**Exercise brief**
Seek out every line containing the word "standalone", and copy each.

-- START Extracted information --

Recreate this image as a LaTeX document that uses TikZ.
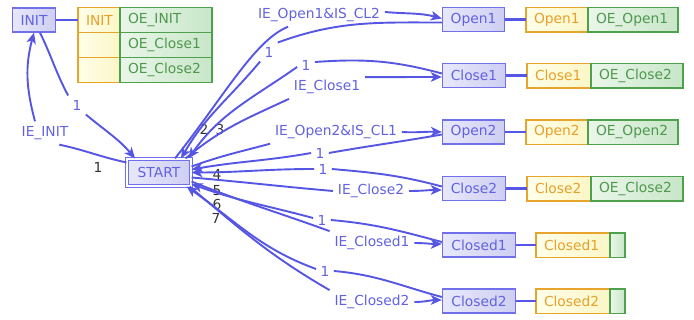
\documentclass[tikz,border=0pt]{standalone}
\usepackage{fontspec}
\setmainfont{DejaVu Sans}
\usetikzlibrary{arrows.meta}

\definecolor{edgeblue}{RGB}{86,86,228}
\definecolor{txtblue}{RGB}{98,98,225}
\definecolor{boxline}{RGB}{112,112,234}
\definecolor{boxfillL}{RGB}{232,232,251}
\definecolor{boxfillR}{RGB}{206,206,243}
\definecolor{orline}{RGB}{232,165,45}
\definecolor{ortxt}{RGB}{232,160,40}
\definecolor{orfillL}{RGB}{255,255,234}
\definecolor{orfillR}{RGB}{252,246,198}
\definecolor{grline}{RGB}{78,162,78}
\definecolor{grtxt}{RGB}{78,152,78}
\definecolor{grfillL}{RGB}{234,246,234}
\definecolor{grfillR}{RGB}{200,230,200}

\begin{document}
\begin{tikzpicture}[x=1pt,y=1pt,
  every node/.style={font=\fontsize{13.8pt}{16pt}\selectfont},
  state/.style={draw=boxline, line width=1.3pt, left color=boxfillL, right color=boxfillR,
                text=txtblue, minimum height=24pt, inner sep=0pt},
  startbox/.style={draw=boxline, line width=1.1pt, double=white, double distance=2pt,
                   left color=boxfillL, right color=boxfillR, text=txtblue,
                   minimum width=64pt, minimum height=27pt, inner sep=0pt},
  ocell/.style={draw=orline, line width=1.3pt, left color=orfillL, right color=orfillR,
                text=ortxt, anchor=north west, outer sep=0pt, inner xsep=8pt, inner ysep=0pt,
                minimum height=24.5pt, text width=#1, align=left},
  gcell/.style={draw=grline, line width=1.3pt, left color=grfillL, right color=grfillR,
                text=grtxt, anchor=north west, outer sep=0pt, inner xsep=8pt, inner ysep=0pt,
                minimum height=24.5pt, text width=#1, align=left},
  tie/.style={draw=edgeblue, line width=2.2pt},
  trans/.style={draw=edgeblue, line width=1.9pt, -{Stealth[length=11pt,width=9.5pt,inset=3pt]}},
  lab/.style={text=txtblue, inner sep=2pt, outer sep=3pt},
  one/.style={lab, inner sep=1.5pt},
  prio/.style={text=black!80, inner sep=1pt}
]
\fill[white] (0,0) rectangle (694,-320);
\useasboundingbox (0,0) rectangle (694,-320);

% ---- states ----
\node[state, minimum width=43pt] (init) at (34,-20) {INIT};
\node[startbox] (start) at (159,-172.5) {START};
\node[state, minimum width=62pt] (open1) at (473.5,-19.5) {Open1};
\node[state, minimum width=63pt] (close1) at (474,-75.5) {Close1};
\node[state, minimum width=62pt] (open2) at (473.5,-132) {Open2};
\node[state, minimum width=63pt] (close2) at (474,-188.5) {Close2};
\node[state, minimum width=73pt] (closed1) at (479,-245) {Closed1};
\node[state, minimum width=73pt] (closed2) at (479,-301) {Closed2};

% ---- action tables ----
\node[ocell=26pt, minimum height=25pt] (ti1o) at (78,-7.5) {INIT};
\node[gcell=76pt, minimum height=25pt] (ti1g) at (ti1o.north east) {OE\_INIT};
\node[ocell=26pt, minimum height=25pt] (ti2o) at (ti1o.south west) {};
\node[gcell=76pt, minimum height=25pt] (ti2g) at (ti2o.north east) {OE\_Close1};
\node[ocell=26pt, minimum height=25pt] (ti3o) at (ti2o.south west) {};
\node[gcell=76pt, minimum height=25pt] (ti3g) at (ti3o.north east) {OE\_Close2};

\node[ocell=46pt] (t1o) at (526,-7.5) {Open1};
\node[gcell=74pt] (t1g) at (t1o.north east) {OE\_Open1};
\node[ocell=48pt] (t2o) at (527,-63.5) {Close1};
\node[gcell=76pt] (t2g) at (t2o.north east) {OE\_Close2};
\node[ocell=46pt] (t3o) at (526,-120) {Open2};
\node[gcell=74pt] (t3g) at (t3o.north east) {OE\_Open2};
\node[ocell=48pt] (t4o) at (527,-176.5) {Close2};
\node[gcell=76pt] (t4g) at (t4o.north east) {OE\_Close2};
\node[ocell=58pt] (t5o) at (536,-233) {Closed1};
\node[gcell=0pt, inner xsep=7.5pt] (t5g) at (t5o.north east) {};
\node[ocell=58pt] (t6o) at (536,-289) {Closed2};
\node[gcell=0pt, inner xsep=7.5pt] (t6g) at (t6o.north east) {};

\draw[tie] (init.east) -- (init.east -| ti1o.west);
\draw[tie] (open1.east) -- (open1.east -| t1o.west);
\draw[tie] (close1.east) -- (close1.east -| t2o.west);
\draw[tie] (open2.east) -- (open2.east -| t3o.west);
\draw[tie] (close2.east) -- (close2.east -| t4o.west);
\draw[tie] (closed1.east) -- (closed1.east -| t5o.west);
\draw[tie] (closed2.east) -- (closed2.east -| t6o.west);

% ---- transition labels ----
\node[one] (l1) at (77,-105) {1};
\node[lab] (l2) at (45,-133) {IE\_INIT};
\node[lab] (l3) at (319,-15) {IE\_Open1\&IS\_CL2};
\node[one] (l4) at (269,-52) {1};
\node[lab] (l5) at (327,-87) {IE\_Close1};
\node[one] (l6) at (306,-65) {1};
\node[lab] (l7) at (336,-132) {IE\_Open2\&IS\_CL1};
\node[one] (l8) at (320,-153) {1};
\node[lab] (l9) at (371,-191) {IE\_Close2};
\node[one] (l10) at (323,-169) {1};
\node[lab] (l11) at (372,-243) {IE\_Closed1};
\node[one] (l12) at (322,-220) {1};
\node[lab] (l13) at (372,-302) {IE\_Closed2};
\node[one] (l14) at (325,-271) {1};

% ---- priorities of the transitions leaving START ----
\node[prio] (n1) at (98,-167) {1};
\node[prio] (n2) at (204,-129) {2};
\node[prio] (n3) at (220,-129) {3};
\node[prio] (n4) at (217,-174) {4};
\node[prio] (n5) at (217,-191) {5};
\node[prio] (n6) at (217,-204) {6};
\node[prio] (n7) at (216,-218) {7};

% ---- transitions ----
\draw[trans] ([xshift=6pt]init.south) to[out=-64,in=118] (l1.north west)
             (l1.south east) to[out=-40,in=130] ([xshift=-24pt]start.north);
\draw[trans] ([yshift=-4pt]start.north west) to[out=168,in=-12] ([xshift=-14pt]l2.south east)
             ([xshift=-10pt]l2.north) to[out=105,in=-105] (init.south);
\draw[trans] ([xshift=16pt]start.north) .. controls (225,-95) and (255,-40) .. ([xshift=35pt]l3.south west)
             ([yshift=3pt]l3.east) to[out=-5,in=165] ([yshift=1pt]open1.west);
\draw[trans] ([yshift=-3pt]open1.west) to[out=180,in=20] (l4.north east)
             (l4.south west) to[out=230,in=60] ([xshift=22pt]start.north);
\draw[trans] ([xshift=-6pt]start.north east) to[out=40,in=205] (l5.south west)
             ([yshift=-2pt]l5.north east) to[out=0,in=180] ([yshift=-1.5pt]close1.west);
\draw[trans] ([yshift=2pt]close1.west) to[out=165,in=4] ([yshift=3pt]l6.east)
             ([yshift=-2pt]l6.west) to[out=215,in=55] ([xshift=-3pt]start.north east);
\draw[trans] ([yshift=6pt]start.east) to[out=20,in=195] (l7.south west)
             (l7.east) to[out=-3,in=178] (open2.west);
\draw[trans] ([yshift=-2.5pt]open2.west) to[out=190,in=10] (l8.east)
             (l8.west) to[out=190,in=10] ([yshift=3pt]start.east);
\draw[trans] ([yshift=-5pt]start.east) to[out=-5,in=175] (l9.west)
             (l9.east) to[out=0,in=180] ([yshift=-1.5pt]close2.west);
\draw[trans] ([yshift=2pt]close2.west) to[out=165,in=-5] (l10.east)
             (l10.west) to[out=180,in=0] (start.east);
\draw[trans] ([yshift=-9pt]start.east) to[out=-22,in=160] (l11.north west)
             (l11.east) to[out=0,in=180] ([yshift=1pt]closed1.west);
\draw[trans] ([yshift=3pt]closed1.west) to[out=165,in=-5] (l12.east)
             ([yshift=2pt]l12.west) to[out=165,in=-20] ([yshift=-11.5pt]start.east);
\draw[trans] ([xshift=-2pt]start.south east) to[out=-40,in=150] (l13.north west)
             (l13.east) to[out=0,in=180] ([yshift=1pt]closed2.west);
\draw[trans] ([yshift=4pt]closed2.west) to[out=165,in=-5] (l14.east)
             ([yshift=2pt]l14.west) to[out=160,in=-35] ([xshift=-5pt]start.south east);
\end{tikzpicture}
\end{document}
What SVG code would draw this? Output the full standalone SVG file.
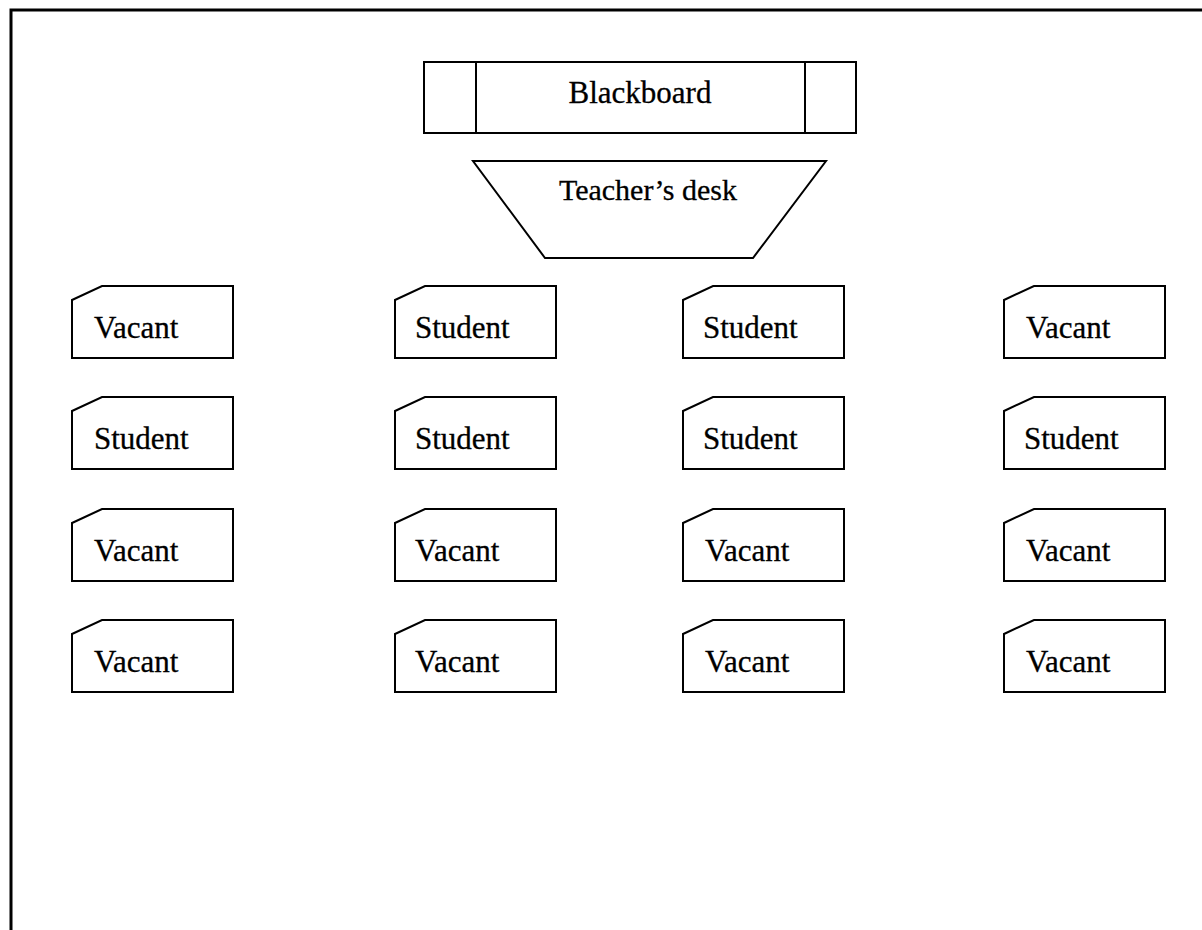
<svg xmlns="http://www.w3.org/2000/svg" width="1202" height="930" viewBox="0 0 1202 930">
<style>
.ln{fill:none;stroke:#000;stroke-width:2}
.sh{fill:#fff;stroke:#000;stroke-width:2;stroke-linejoin:miter}
.tx{font-family:"Liberation Serif","Times New Roman",serif;font-size:31px;fill:#000;stroke:#000;stroke-width:0.3}
</style>
<defs>
<path id="desk" d="M0,14 L30,0 L161,0 L161,72 L0,72 Z"/>
</defs>
<rect width="1202" height="930" fill="#fff"/>
<g id="frame">
<path d="M11,930 L11,10 L1202,10" fill="none" stroke="#000" stroke-width="3"/>
</g>
<g id="blackboard">
<rect class="sh" x="424" y="62" width="432" height="71"/>
<line class="ln" x1="476" y1="62" x2="476" y2="133"/>
<line class="ln" x1="805" y1="62" x2="805" y2="133"/>
<text class="tx" x="640" y="103" text-anchor="middle">Blackboard</text>
</g>
<g id="teachers-desk">
<polygon class="sh" points="473,161 826,161 753,258 545,258"/>
<text class="tx" x="648" y="200" text-anchor="middle" style="font-size:30px">Teacher’s desk</text>
</g>
<g id="r1c1" transform="translate(72,286)"><use href="#desk" class="sh"/><text class="tx" x="22" y="52">Vacant</text></g>
<g id="r1c2" transform="translate(395,286)"><use href="#desk" class="sh"/><text class="tx" x="20" y="52">Student</text></g>
<g id="r1c3" transform="translate(683,286)"><use href="#desk" class="sh"/><text class="tx" x="20" y="52">Student</text></g>
<g id="r1c4" transform="translate(1004,286)"><use href="#desk" class="sh"/><text class="tx" x="22" y="52">Vacant</text></g>
<g id="r2c1" transform="translate(72,397)"><use href="#desk" class="sh"/><text class="tx" x="22" y="52">Student</text></g>
<g id="r2c2" transform="translate(395,397)"><use href="#desk" class="sh"/><text class="tx" x="20" y="52">Student</text></g>
<g id="r2c3" transform="translate(683,397)"><use href="#desk" class="sh"/><text class="tx" x="20" y="52">Student</text></g>
<g id="r2c4" transform="translate(1004,397)"><use href="#desk" class="sh"/><text class="tx" x="20" y="52">Student</text></g>
<g id="r3c1" transform="translate(72,509)"><use href="#desk" class="sh"/><text class="tx" x="22" y="52">Vacant</text></g>
<g id="r3c2" transform="translate(395,509)"><use href="#desk" class="sh"/><text class="tx" x="20" y="52">Vacant</text></g>
<g id="r3c3" transform="translate(683,509)"><use href="#desk" class="sh"/><text class="tx" x="22" y="52">Vacant</text></g>
<g id="r3c4" transform="translate(1004,509)"><use href="#desk" class="sh"/><text class="tx" x="22" y="52">Vacant</text></g>
<g id="r4c1" transform="translate(72,620)"><use href="#desk" class="sh"/><text class="tx" x="22" y="52">Vacant</text></g>
<g id="r4c2" transform="translate(395,620)"><use href="#desk" class="sh"/><text class="tx" x="20" y="52">Vacant</text></g>
<g id="r4c3" transform="translate(683,620)"><use href="#desk" class="sh"/><text class="tx" x="22" y="52">Vacant</text></g>
<g id="r4c4" transform="translate(1004,620)"><use href="#desk" class="sh"/><text class="tx" x="22" y="52">Vacant</text></g>
</svg>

-- END Extracted information --

**Expected output**
\documentclass[tikz,border=0pt]{standalone}
What SVG code would draw this? Output the full standalone SVG file.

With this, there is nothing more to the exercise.